WHAT IS ASKED:
Start with the line that contains "Write a web" and end with the line that contains "const NAVY = '#000080';"; retype those lines and the ones between them exactly, without any pictures.

DATASET RECORDS:

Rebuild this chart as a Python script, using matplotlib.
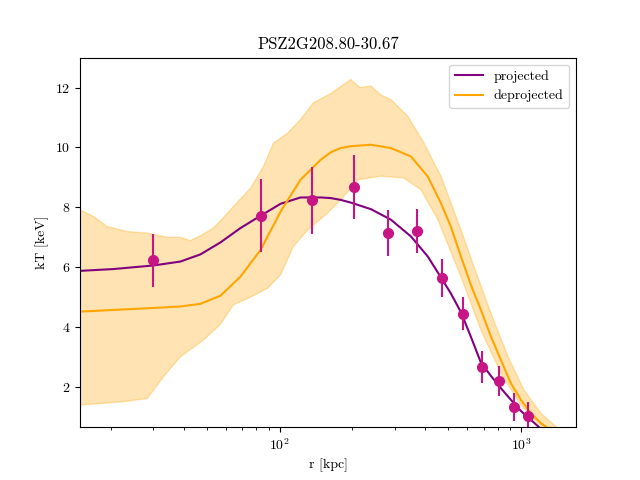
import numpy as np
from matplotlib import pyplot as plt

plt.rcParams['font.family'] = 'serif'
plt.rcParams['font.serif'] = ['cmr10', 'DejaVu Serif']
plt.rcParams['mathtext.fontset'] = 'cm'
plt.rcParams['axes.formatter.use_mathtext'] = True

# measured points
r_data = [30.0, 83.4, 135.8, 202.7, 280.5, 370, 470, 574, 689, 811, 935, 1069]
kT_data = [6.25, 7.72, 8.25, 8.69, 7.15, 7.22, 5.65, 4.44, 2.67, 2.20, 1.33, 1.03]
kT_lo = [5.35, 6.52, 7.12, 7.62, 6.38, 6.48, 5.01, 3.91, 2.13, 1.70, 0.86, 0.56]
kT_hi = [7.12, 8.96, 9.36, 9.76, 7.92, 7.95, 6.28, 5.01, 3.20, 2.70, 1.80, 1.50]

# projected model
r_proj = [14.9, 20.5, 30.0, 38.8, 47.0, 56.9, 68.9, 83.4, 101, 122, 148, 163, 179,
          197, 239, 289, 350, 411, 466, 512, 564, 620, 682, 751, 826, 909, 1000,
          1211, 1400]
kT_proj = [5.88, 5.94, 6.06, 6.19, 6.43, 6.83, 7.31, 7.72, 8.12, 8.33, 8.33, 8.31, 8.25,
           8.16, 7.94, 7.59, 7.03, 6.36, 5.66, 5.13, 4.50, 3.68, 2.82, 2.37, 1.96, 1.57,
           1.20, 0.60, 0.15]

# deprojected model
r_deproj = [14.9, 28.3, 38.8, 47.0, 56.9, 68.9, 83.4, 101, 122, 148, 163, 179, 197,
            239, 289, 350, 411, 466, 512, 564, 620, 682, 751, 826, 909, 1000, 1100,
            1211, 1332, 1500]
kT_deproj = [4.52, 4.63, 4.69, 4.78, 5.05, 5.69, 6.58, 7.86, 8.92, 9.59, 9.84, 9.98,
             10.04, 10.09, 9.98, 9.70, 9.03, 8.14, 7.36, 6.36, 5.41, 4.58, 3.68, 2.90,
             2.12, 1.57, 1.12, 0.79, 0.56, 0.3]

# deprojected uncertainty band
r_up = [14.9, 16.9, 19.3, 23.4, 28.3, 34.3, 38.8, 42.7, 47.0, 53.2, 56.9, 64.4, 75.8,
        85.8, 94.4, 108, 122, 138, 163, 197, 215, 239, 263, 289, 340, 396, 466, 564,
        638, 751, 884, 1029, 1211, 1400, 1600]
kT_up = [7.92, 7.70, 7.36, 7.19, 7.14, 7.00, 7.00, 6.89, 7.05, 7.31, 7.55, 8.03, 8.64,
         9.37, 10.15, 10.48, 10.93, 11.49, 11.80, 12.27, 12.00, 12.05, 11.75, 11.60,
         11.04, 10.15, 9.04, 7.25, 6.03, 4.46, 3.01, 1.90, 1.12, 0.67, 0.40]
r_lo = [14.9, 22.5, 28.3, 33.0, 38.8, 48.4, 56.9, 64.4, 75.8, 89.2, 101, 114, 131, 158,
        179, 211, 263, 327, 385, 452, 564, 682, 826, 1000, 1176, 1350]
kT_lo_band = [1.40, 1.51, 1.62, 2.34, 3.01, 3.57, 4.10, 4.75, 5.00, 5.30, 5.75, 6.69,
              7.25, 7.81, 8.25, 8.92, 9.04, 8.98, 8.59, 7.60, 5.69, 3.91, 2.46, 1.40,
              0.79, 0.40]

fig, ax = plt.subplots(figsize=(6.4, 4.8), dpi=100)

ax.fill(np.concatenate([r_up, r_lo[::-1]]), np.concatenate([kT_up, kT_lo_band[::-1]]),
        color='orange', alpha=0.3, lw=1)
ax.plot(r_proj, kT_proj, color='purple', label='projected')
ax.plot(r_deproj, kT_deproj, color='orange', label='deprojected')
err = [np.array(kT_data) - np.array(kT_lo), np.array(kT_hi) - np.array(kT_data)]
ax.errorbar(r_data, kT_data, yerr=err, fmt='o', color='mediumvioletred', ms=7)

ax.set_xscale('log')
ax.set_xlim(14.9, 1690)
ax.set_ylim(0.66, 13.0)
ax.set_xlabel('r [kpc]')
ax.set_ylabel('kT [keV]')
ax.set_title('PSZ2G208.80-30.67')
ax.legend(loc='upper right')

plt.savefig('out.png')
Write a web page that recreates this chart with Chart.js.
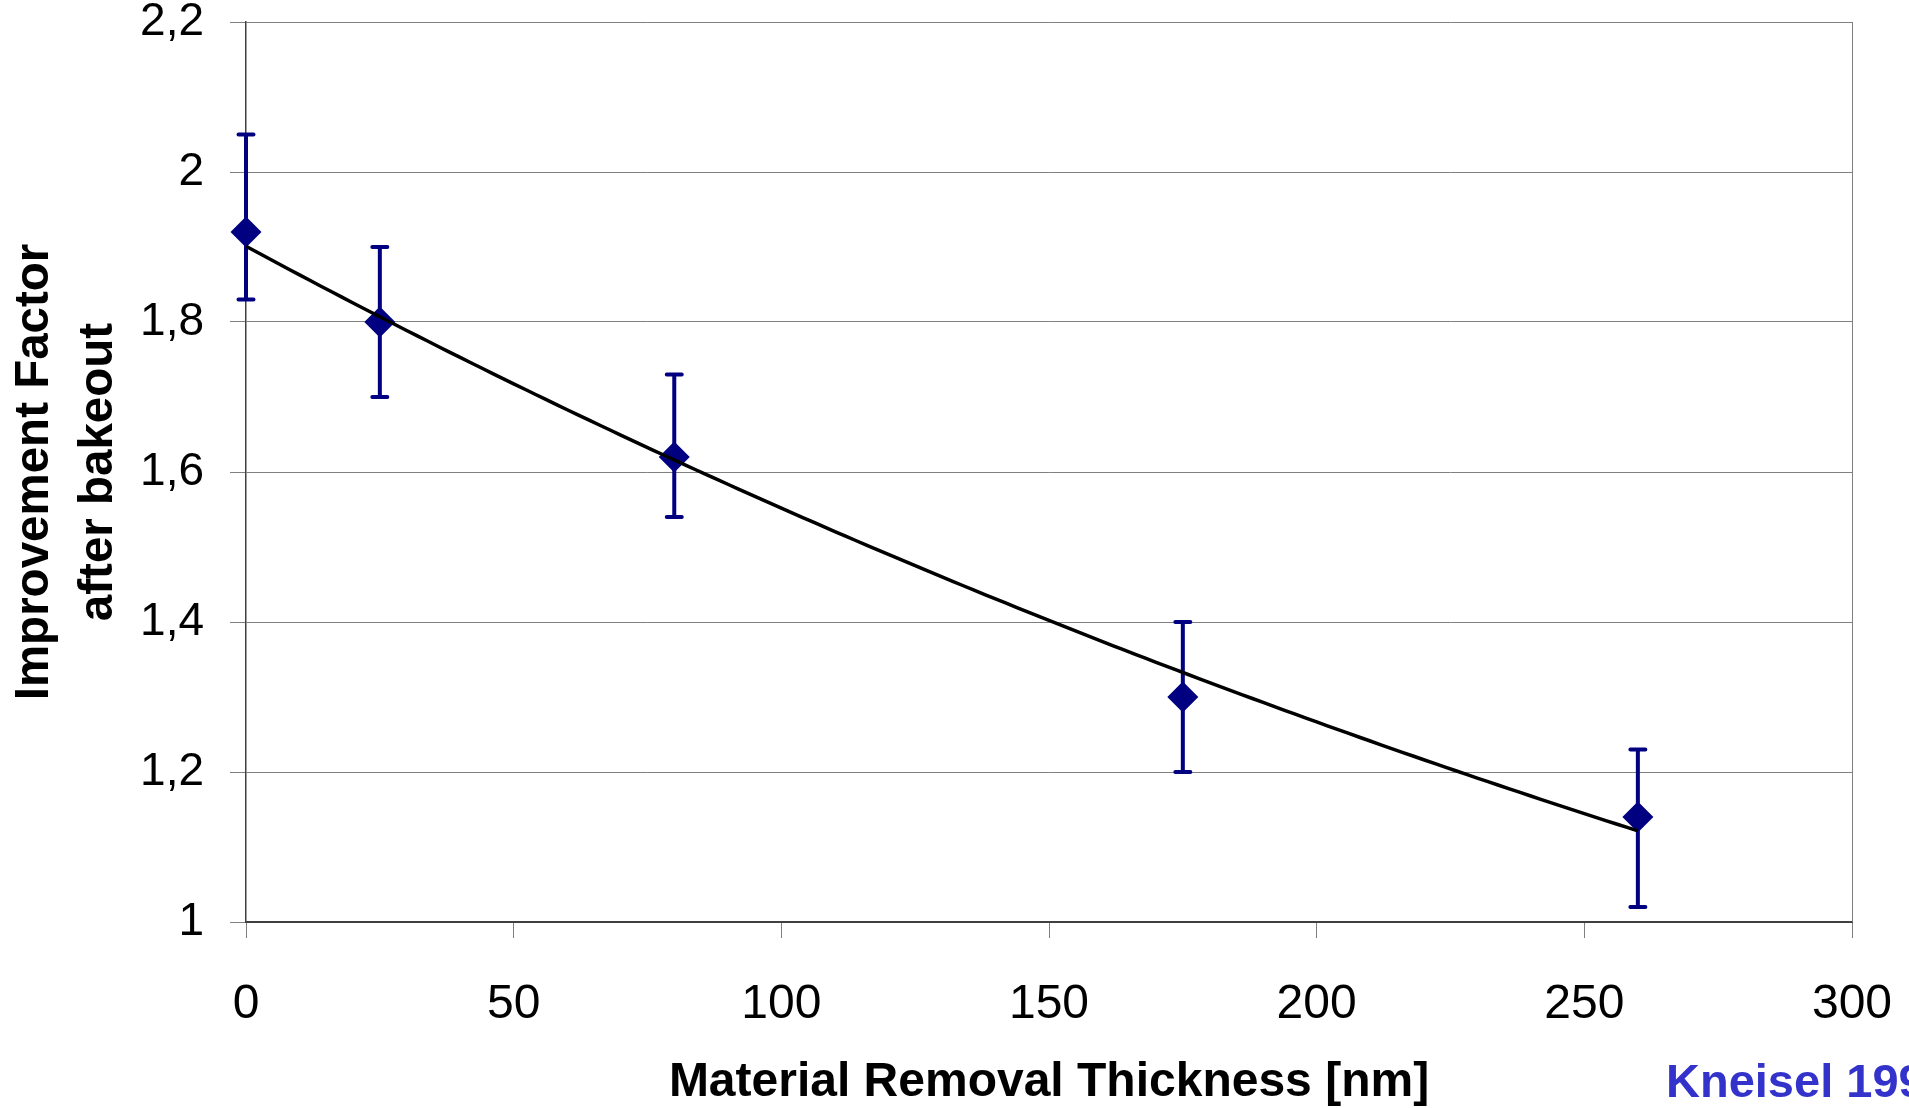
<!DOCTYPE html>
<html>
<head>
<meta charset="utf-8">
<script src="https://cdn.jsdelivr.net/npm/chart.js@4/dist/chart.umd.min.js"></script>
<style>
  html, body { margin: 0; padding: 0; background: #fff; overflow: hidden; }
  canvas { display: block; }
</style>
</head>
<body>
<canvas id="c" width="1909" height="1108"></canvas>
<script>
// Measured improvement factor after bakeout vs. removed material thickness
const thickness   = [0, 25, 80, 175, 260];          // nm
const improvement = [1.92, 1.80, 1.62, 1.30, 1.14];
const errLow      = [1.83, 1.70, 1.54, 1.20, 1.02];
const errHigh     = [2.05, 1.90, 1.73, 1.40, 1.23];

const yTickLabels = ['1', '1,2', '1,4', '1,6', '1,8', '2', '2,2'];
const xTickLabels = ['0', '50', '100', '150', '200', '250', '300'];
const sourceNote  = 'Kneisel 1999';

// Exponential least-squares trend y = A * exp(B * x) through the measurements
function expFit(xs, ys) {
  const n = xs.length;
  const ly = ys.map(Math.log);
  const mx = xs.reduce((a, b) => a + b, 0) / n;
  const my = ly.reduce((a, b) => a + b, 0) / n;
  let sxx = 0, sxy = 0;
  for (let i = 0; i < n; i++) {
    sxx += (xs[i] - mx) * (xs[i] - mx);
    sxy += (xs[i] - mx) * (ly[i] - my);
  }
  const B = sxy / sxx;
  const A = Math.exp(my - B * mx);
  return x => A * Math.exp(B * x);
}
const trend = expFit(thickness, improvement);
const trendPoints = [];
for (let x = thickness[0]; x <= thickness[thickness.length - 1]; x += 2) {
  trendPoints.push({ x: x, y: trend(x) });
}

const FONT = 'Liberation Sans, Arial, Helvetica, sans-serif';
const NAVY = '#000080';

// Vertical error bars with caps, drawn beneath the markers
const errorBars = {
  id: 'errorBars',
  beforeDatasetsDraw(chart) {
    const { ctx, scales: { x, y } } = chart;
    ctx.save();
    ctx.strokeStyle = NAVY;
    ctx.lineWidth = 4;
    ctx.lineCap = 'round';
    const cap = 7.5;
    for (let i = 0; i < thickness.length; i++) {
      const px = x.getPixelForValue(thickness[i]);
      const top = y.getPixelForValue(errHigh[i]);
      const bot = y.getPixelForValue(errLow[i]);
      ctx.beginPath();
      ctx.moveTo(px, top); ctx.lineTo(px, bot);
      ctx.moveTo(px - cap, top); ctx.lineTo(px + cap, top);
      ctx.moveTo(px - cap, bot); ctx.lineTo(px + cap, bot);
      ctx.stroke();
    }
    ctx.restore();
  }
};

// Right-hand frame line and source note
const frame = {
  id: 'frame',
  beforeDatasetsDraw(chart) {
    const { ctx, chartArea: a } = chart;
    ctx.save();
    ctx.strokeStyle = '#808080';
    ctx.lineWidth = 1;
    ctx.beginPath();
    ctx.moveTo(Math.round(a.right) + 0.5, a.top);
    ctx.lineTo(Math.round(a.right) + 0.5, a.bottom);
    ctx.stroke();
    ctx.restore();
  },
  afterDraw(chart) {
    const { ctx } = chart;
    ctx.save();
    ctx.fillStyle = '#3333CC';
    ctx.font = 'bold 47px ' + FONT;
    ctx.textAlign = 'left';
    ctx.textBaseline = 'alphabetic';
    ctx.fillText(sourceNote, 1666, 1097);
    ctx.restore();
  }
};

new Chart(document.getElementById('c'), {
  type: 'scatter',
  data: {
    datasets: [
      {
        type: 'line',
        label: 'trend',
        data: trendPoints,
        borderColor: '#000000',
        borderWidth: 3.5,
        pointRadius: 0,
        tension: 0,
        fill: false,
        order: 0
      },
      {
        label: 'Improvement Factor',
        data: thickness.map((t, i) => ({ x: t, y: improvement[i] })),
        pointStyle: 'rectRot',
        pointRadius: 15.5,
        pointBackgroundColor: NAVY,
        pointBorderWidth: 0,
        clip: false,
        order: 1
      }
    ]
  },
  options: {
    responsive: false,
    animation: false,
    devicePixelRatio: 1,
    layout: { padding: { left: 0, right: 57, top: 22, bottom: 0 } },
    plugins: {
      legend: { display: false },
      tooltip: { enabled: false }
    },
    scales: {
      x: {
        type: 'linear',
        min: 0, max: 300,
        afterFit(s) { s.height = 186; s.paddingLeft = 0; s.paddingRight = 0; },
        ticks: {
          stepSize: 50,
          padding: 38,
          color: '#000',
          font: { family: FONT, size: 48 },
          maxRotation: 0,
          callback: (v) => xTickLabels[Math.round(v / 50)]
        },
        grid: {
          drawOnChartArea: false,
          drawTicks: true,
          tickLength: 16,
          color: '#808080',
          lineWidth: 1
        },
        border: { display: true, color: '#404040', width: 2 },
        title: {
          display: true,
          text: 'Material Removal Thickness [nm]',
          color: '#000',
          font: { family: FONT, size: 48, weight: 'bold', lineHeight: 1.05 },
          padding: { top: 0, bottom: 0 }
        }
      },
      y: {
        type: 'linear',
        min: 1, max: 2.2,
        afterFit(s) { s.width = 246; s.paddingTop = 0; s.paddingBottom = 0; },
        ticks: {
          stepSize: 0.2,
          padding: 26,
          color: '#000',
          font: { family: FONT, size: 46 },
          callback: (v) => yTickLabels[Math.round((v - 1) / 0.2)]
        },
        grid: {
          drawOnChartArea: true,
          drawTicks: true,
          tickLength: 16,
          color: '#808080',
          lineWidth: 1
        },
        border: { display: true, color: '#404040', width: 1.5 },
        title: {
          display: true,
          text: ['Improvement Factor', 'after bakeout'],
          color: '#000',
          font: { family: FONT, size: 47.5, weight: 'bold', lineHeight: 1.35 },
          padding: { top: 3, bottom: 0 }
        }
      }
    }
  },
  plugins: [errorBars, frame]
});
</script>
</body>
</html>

REPLY:
Write a web page that recreates this chart with Chart.js.
<!DOCTYPE html>
<html>
<head>
<meta charset="utf-8">
<script src="https://cdn.jsdelivr.net/npm/chart.js@4/dist/chart.umd.min.js"></script>
<style>
  html, body { margin: 0; padding: 0; background: #fff; overflow: hidden; }
  canvas { display: block; }
</style>
</head>
<body>
<canvas id="c" width="1909" height="1108"></canvas>
<script>
// Measured improvement factor after bakeout vs. removed material thickness
const thickness   = [0, 25, 80, 175, 260];          // nm
const improvement = [1.92, 1.80, 1.62, 1.30, 1.14];
const errLow      = [1.83, 1.70, 1.54, 1.20, 1.02];
const errHigh     = [2.05, 1.90, 1.73, 1.40, 1.23];

const yTickLabels = ['1', '1,2', '1,4', '1,6', '1,8', '2', '2,2'];
const xTickLabels = ['0', '50', '100', '150', '200', '250', '300'];
const sourceNote  = 'Kneisel 1999';

// Exponential least-squares trend y = A * exp(B * x) through the measurements
function expFit(xs, ys) {
  const n = xs.length;
  const ly = ys.map(Math.log);
  const mx = xs.reduce((a, b) => a + b, 0) / n;
  const my = ly.reduce((a, b) => a + b, 0) / n;
  let sxx = 0, sxy = 0;
  for (let i = 0; i < n; i++) {
    sxx += (xs[i] - mx) * (xs[i] - mx);
    sxy += (xs[i] - mx) * (ly[i] - my);
  }
  const B = sxy / sxx;
  const A = Math.exp(my - B * mx);
  return x => A * Math.exp(B * x);
}
const trend = expFit(thickness, improvement);
const trendPoints = [];
for (let x = thickness[0]; x <= thickness[thickness.length - 1]; x += 2) {
  trendPoints.push({ x: x, y: trend(x) });
}

const FONT = 'Liberation Sans, Arial, Helvetica, sans-serif';
const NAVY = '#000080';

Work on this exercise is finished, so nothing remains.